With more “seats” in play than ever before and control of Congress up for grabs, this political season is among the most contentious and controversial election years in history.

Look no further for proof of this than the incredible amount of money being spent on misleading political ads by special interest groups, especially Big Oil companies, other corporate polluters and their allies. This year alone, the forces that oppose any new clean energy policies and the jobs that come with them have spent $68.5 million combined to advance their anti-clean-energy agenda and to influence the outcome of the midterm elections.
The Center for American Progress Action Fund has tried to quantify the out-of-control spending by these special interests. They analyzed spending by 13 special-interest industry groups and found that they have spent $17.3 million on energy-related television ads since the start of August 2010 on targeted races across the country. That’s a lot of political lubrication of the electoral process. You can see a detailed, interactive map that charts this spending by clicking here.

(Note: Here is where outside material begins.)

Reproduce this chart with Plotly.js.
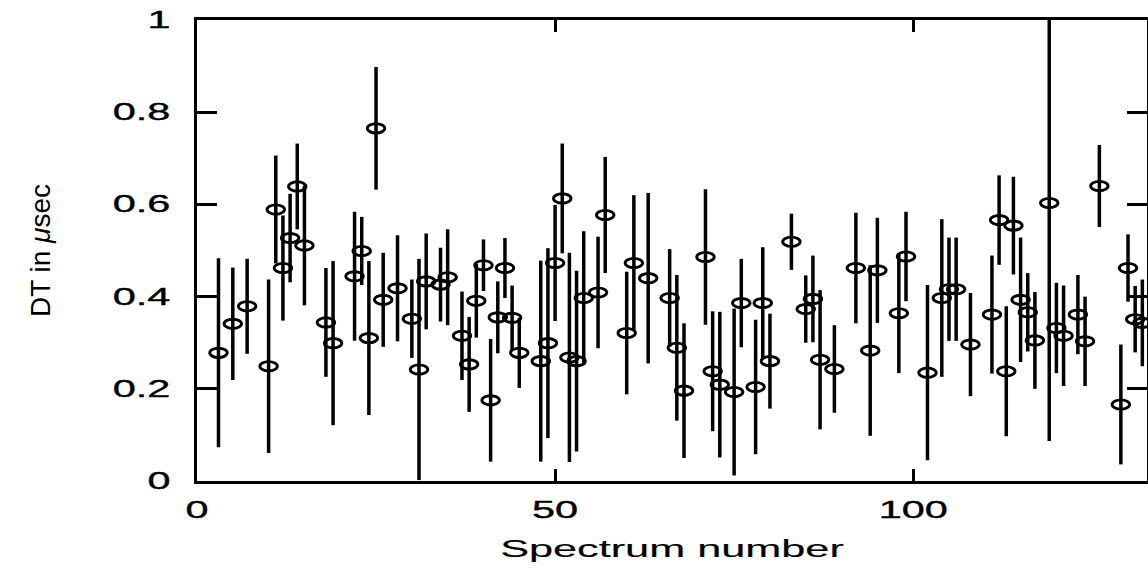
<!DOCTYPE html>
<html>
<head>
<meta charset="utf-8">
<script src="https://cdn.plot.ly/plotly-2.35.2.min.js"></script>
<style>
  html, body { margin: 0; padding: 0; background: #fff; }
  #chart { width: 1148px; height: 572px; }
</style>
</head>
<body>
<div id="chart"></div>
<script>
// Spectrum index of each measurement
const spectrum = [3,5,7,10,11,12,13,14,15,18,19,22,23,24,25,26,28,30,31,32,
  34,35,37,38,39,40,41,42,43,44,45,48,49,50,51,52,53,54,56,57,
  60,61,63,66,67,68,71,72,73,75,76,78,79,80,83,85,86,87,89,92,
  94,95,98,99,102,104,105,106,108,111,112,113,114,115,116,117,119,120,121,123,
  124,126,129,130,131,132];

// DT value (microseconds)
const dt = [0.278,0.341,0.379,0.249,0.589,0.462,0.527,0.639,0.511,0.344,
  0.299,0.444,0.499,0.310,0.765,0.393,0.418,0.352,0.242,0.433,
  0.426,0.442,0.315,0.253,0.391,0.468,0.175,0.355,0.462,0.354,
  0.278,0.260,0.299,0.473,0.613,0.268,0.260,0.397,0.409,0.577,
  0.321,0.473,0.440,0.397,0.289,0.196,0.486,0.238,0.209,0.193,
  0.386,0.204,0.386,0.260,0.519,0.373,0.395,0.263,0.243,0.462,
  0.283,0.457,0.364,0.487,0.235,0.397,0.416,0.416,0.296,0.361,
  0.566,0.238,0.554,0.393,0.366,0.305,0.603,0.332,0.315,0.361,
  0.303,0.640,0.166,0.462,0.351,0.343];

// Symmetric uncertainty on DT
const dtErr = [0.205,0.122,0.103,0.188,0.117,0.114,0.096,0.093,0.130,0.118,
  0.178,0.140,0.074,0.167,0.133,0.102,0.115,0.085,0.240,0.104,
  0.080,0.104,0.096,0.103,0.080,0.056,0.133,0.078,0.065,0.070,
  0.076,0.218,0.206,0.126,0.119,0.227,0.196,0.145,0.121,0.126,
  0.133,0.147,0.185,0.106,0.158,0.146,0.147,0.130,0.158,0.181,
  0.096,0.146,0.121,0.103,0.061,0.073,0.094,0.151,0.095,0.120,
  0.185,0.114,0.130,0.097,0.190,0.171,0.112,0.112,0.112,0.128,
  0.097,0.141,0.106,0.135,0.085,0.105,0.516,0.098,0.109,0.086,
  0.097,0.089,0.130,0.073,0.072,0.094];

const yTickVals = [0, 0.2, 0.4, 0.6, 0.8, 1];
const yTickText = ['0', '0.2', '0.4', '0.6', '0.8', '1'];
const xTickVals = [0, 50, 100];

// open elliptical symbols, sized in axis units
const RX = 1.22, RY = 0.0100;
const ellipses = spectrum.map((x, i) => ({
  type: 'circle', xref: 'x', yref: 'y', layer: 'above',
  x0: x - RX, x1: x + RX, y0: dt[i] - RY, y1: dt[i] + RY,
  line: { color: '#000', width: 2.9 }, fillcolor: 'rgba(0,0,0,0)'
}));

const trace = {
  type: 'scatter', mode: 'markers',
  x: spectrum, y: dt,
  marker: { size: 1, color: 'rgba(0,0,0,0)' },
  error_y: { type: 'data', symmetric: true, array: dtErr,
             color: '#000', thickness: 3.5, width: 0 },
  hoverinfo: 'skip', showlegend: false
};

const tickFont = { family: 'Liberation Sans, Arial, sans-serif', size: 23, color: '#000' };

const layout = {
  width: 1148, height: 572,
  paper_bgcolor: '#fff', plot_bgcolor: '#fff',
  margin: { l: 197, r: 1, t: 20, b: 91 },
  showlegend: false,
  xaxis: {
    range: [0, 132.65], tickvals: xTickVals, ticktext: xTickVals.map(String),
    ticks: 'inside', ticklen: 12, tickwidth: 3, tickcolor: '#000',
    showline: true, linewidth: 3, linecolor: '#000', mirror: 'ticks',
    showgrid: false, zeroline: false, tickfont: tickFont,
    ticklabelstandoff: 6,
    title: { text: 'Spectrum number', font: tickFont, standoff: 20 }
  },
  yaxis: {
    range: [0, 1], tickvals: yTickVals, ticktext: yTickText,
    ticks: 'inside', ticklen: 20, tickwidth: 3, tickcolor: '#000',
    showline: true, linewidth: 3, linecolor: '#000', mirror: 'ticks',
    showgrid: false, zeroline: false, tickfont: tickFont,
    ticklabelstandoff: 19,
    title: { text: 'DT in <i>μ</i>sec',
             font: { family: 'Liberation Sans, Arial, sans-serif', size: 28, color: '#000' },
             standoff: 80 }
  },
  shapes: ellipses
};

// widen axis lettering to the extended stroke style
function widen(selector, k, weight) {
  document.querySelectorAll(selector).forEach(t => {
    const w = t.getComputedTextLength();
    t.setAttribute('textLength', (w * k).toFixed(1));
    t.setAttribute('lengthAdjust', 'spacingAndGlyphs');
    t.style.stroke = '#000';
    t.style.strokeWidth = weight + 'px';
  });
}

Plotly.newPlot('chart', [trace], layout, { staticPlot: true, displayModeBar: false })
  .then(() => {
    widen('.xtick text', 1.8, 0.35);
    widen('.ytick text', 1.8, 0.35);
    widen('.xtitle', 1.88, 0.15);
  });
</script>
</body>
</html>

If you take a look, I doubt you’ll be surprised to learn that some of the biggest spenders on television ads aimed at preventing new clean energy policies are the usual suspects who work so hard to protect corporate profits and distort the impact of new clean energy policies that would reduce our dependence on oil and create up to 2 million new American jobs. For example, the U.S. Chamber of Commerce has spent $3.5 million since August on anti-clean energy ads. Other shadowy front groups like Crossroads GPS, which shields its donors from the public, have also joined the anti-energy army.
Keep in mind, the huge dollar figures on this report are just for television ads related to energy policy. It doesn’t even scratch the surface of what kind of special interest money is being spent on blocking progress on clean energy and climate policies. An earlier Center for American Progress Action report showed that the 20 biggest-spending oil, mining and electric utility companies spent a whopping $242 million on lobbying from January 2009 to June 2010 and related trade associations generally opposed to clean energy spent another $290 million.
Running television ads during political season and lobbying are well within the rights of these special interest groups. But for those poor families being bombarded by the ads and other communications, it’s probably useful for them to know these groups are involved and be aware of their agenda.